Mais ce que nous avons supporté, à partir de 1996, n'était rien comparé à ce qui nous attendait à partir de 2007. La réforme alors engagée, prévoyant notamment la suppression d'un septième des effectifs, fut pénible pour le ministère lui-même, pour ses personnels militaires et pour ses personnels civils. Ces derniers étaient 145 000 il y a une quinzaine d'années. Ils seront bientôt moins de 60 000. Certes la direction des constructions navales (DCN) et le groupement industriel des armements terrestres (GIAT industries) étaient alors intégrés dans le ministère mais ils n'employaient pas 100 000 personnes.

Il avait été décidé, en 1996, de professionnaliser les armées, ce qui aurait dû augmenter les effectifs civils et accroître le nombre de postes de responsabilités. Cela ne s'est pas produit. Un exemple : le centre de pilotage et de conduite du soutien (CPCS) compte aujourd'hui 1 800 officiers, pour 230 personnels civils de catégorie A.

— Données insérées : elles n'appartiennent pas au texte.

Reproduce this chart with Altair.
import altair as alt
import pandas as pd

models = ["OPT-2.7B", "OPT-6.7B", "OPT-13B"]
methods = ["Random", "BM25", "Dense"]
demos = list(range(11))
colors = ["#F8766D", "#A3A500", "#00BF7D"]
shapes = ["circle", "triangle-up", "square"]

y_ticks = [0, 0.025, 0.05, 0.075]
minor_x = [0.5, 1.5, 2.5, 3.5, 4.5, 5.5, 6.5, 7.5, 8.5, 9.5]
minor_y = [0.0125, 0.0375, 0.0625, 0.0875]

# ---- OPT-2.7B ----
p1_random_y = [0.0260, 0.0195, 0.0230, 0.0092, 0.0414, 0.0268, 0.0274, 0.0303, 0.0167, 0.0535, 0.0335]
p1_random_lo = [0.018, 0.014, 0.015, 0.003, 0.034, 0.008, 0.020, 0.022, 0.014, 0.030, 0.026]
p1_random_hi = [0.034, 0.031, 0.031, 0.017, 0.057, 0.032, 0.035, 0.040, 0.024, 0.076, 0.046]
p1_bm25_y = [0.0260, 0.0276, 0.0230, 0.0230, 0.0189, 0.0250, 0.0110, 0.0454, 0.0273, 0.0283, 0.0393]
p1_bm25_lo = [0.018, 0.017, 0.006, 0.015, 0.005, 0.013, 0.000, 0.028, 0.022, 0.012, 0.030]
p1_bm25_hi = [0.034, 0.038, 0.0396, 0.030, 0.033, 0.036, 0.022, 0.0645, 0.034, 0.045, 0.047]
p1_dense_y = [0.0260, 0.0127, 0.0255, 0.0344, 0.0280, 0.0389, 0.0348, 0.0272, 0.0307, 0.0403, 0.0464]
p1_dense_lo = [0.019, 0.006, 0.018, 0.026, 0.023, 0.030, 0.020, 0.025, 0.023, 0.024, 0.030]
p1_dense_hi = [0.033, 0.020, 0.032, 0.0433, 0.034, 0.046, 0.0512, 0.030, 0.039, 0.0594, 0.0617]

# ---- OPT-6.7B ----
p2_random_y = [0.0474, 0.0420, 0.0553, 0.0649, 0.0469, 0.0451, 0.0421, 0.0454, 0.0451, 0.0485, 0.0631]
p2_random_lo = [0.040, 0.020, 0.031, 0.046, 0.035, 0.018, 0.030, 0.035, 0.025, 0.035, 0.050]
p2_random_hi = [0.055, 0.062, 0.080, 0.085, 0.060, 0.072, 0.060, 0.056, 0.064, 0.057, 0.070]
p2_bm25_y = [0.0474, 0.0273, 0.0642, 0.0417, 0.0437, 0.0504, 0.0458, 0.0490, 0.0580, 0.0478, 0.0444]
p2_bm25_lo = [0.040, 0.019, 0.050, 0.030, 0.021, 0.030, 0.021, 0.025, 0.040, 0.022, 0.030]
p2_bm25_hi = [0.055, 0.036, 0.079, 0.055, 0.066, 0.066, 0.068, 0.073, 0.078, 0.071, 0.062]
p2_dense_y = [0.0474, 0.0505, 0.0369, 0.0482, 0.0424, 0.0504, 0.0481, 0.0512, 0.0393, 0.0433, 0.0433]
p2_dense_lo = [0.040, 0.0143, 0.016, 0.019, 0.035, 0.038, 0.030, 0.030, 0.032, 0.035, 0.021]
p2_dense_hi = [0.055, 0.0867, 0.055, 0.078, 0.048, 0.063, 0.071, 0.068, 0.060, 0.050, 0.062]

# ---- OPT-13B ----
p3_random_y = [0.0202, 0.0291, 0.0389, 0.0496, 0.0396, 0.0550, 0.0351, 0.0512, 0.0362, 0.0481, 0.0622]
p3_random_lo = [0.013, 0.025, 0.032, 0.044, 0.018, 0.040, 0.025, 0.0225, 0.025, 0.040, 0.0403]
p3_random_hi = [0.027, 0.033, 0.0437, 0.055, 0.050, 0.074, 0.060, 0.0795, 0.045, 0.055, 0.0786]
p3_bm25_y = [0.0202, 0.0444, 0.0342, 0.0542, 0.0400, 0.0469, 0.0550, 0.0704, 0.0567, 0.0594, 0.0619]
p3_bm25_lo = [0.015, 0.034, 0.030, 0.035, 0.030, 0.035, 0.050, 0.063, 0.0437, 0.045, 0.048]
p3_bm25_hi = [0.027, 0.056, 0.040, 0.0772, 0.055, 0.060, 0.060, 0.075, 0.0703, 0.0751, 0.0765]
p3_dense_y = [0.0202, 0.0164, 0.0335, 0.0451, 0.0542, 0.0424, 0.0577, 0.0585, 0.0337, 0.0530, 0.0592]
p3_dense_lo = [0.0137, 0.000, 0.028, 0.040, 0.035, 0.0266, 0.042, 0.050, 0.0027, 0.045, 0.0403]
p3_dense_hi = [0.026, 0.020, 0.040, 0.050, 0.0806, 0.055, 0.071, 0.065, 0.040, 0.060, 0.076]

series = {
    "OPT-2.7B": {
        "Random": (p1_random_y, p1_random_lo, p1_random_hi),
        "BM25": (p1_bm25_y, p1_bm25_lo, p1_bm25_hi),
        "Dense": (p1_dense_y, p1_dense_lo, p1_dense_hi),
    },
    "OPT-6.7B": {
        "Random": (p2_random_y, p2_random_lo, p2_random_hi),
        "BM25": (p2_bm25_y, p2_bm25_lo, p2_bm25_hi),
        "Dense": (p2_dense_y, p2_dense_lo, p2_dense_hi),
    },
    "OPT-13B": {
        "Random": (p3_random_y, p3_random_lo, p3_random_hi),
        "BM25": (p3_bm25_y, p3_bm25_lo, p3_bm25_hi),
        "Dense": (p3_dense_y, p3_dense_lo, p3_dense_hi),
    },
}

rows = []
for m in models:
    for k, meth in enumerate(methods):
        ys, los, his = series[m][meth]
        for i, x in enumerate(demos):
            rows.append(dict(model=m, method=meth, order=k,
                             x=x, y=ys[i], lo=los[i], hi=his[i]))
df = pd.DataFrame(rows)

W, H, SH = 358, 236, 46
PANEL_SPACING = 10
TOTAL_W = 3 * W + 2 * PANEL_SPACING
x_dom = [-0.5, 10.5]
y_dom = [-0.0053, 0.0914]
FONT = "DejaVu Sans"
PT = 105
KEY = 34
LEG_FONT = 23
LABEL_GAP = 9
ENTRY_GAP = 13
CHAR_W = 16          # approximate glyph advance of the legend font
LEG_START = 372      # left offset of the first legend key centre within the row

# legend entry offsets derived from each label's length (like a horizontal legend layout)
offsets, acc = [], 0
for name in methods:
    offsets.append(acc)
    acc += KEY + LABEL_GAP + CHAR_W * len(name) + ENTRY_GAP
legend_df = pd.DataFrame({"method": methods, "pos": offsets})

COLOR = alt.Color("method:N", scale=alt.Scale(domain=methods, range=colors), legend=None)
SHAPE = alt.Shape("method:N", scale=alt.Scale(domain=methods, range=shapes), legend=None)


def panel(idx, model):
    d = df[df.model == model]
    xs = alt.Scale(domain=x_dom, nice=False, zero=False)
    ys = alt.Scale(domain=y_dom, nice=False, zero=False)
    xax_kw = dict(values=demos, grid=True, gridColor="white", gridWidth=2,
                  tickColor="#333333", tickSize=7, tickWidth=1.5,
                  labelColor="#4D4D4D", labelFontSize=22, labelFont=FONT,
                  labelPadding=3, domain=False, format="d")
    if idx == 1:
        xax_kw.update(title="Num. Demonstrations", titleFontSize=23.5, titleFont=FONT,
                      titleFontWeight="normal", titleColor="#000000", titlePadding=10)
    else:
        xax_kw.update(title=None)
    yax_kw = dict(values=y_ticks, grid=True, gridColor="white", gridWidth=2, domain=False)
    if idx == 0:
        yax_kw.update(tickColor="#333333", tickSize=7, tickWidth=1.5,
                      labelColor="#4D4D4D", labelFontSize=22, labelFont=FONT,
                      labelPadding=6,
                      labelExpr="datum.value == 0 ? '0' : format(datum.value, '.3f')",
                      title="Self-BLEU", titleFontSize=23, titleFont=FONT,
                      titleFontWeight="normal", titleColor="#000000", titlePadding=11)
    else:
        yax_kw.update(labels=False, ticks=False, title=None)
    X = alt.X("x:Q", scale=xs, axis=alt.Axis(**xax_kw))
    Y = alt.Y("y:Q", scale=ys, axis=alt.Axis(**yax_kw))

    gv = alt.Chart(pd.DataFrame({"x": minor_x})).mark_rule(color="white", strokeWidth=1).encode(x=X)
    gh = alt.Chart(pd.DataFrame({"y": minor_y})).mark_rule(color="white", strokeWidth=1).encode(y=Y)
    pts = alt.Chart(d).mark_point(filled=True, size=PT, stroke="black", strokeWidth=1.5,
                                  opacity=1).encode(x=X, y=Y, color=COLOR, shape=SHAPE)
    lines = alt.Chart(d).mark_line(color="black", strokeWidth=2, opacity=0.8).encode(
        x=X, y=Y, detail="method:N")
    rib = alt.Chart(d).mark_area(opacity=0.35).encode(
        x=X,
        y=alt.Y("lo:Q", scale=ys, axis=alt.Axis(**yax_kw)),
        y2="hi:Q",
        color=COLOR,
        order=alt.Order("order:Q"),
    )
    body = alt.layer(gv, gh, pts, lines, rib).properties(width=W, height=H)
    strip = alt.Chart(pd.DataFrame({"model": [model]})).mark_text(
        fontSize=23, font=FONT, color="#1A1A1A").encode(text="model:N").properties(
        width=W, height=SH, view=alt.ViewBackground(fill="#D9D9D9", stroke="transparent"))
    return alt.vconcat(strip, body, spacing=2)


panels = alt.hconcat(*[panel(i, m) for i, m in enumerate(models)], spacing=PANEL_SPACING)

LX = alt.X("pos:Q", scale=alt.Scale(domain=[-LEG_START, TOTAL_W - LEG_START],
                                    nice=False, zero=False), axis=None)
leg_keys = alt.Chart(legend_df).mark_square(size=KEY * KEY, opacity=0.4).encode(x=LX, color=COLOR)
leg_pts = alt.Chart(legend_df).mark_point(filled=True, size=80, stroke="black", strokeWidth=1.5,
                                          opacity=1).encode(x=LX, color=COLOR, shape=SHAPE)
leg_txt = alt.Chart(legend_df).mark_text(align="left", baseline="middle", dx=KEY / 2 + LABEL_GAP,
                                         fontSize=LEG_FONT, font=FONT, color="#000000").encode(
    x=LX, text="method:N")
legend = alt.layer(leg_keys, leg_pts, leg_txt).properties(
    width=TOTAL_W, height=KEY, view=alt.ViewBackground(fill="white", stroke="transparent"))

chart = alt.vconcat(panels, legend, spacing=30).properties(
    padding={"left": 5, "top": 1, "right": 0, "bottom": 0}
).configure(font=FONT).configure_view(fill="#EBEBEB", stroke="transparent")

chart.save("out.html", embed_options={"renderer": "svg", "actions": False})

Nous avons donc le sentiment que les états-majors sont toujours parvenus à détourner à l'avantage des personnels militaires et au désavantage des personnels civils chacune des réformes engagées. Les objectifs affichés ne sont jamais respectés.

Contrairement à ce qu'a déclaré le Premier ministre lors de la dernière conférence sociale, la révision générale des politiques publiques (RGPP) n'a pas pris fin. Au ministère de la défense, les mesures précédemment décidées ont été confirmées par le ministre actuel, notamment les suppressions d'emplois prévues pour 2013. Nous craignons surtout de nouvelles réductions d'effectifs dans les fonctions de soutien au motif qu'il faut conserver la balance égale avec les réductions d'effectifs militaires. Nous avons maintenant atteint la limite de la rupture.

La RGPP présentait au moins l'avantage de fournir la réalité des chiffres. Nous savons donc qu'en 2008, 188 000 agents travaillaient dans les fonctions de soutien, dont 112 000 militaires. Si la même politique se poursuit, on arrivera à 40 000 civils et à 70 ou 80 000 militaires. Le rééquilibrage n'aura pas eu lieu.

Nous sommes certes favorables à la reconversion interne des personnels militaires mais pourquoi continue-t-on à recruter des militaires à qui on confie des missions civiles ?

Nous n'accepterons donc pas, à l'occasion de la préparation de la prochaine loi de programmation militaire, de nouvelles suppressions d'emplois civils, qui seraient en contradiction avec l'objectif affiché de « civilisation » du ministère. Les chantiers de négociation deviendraient inutiles si aucune ouverture ne se dessinait sur la répartition entre civils et militaires dans les fonctions de soutien.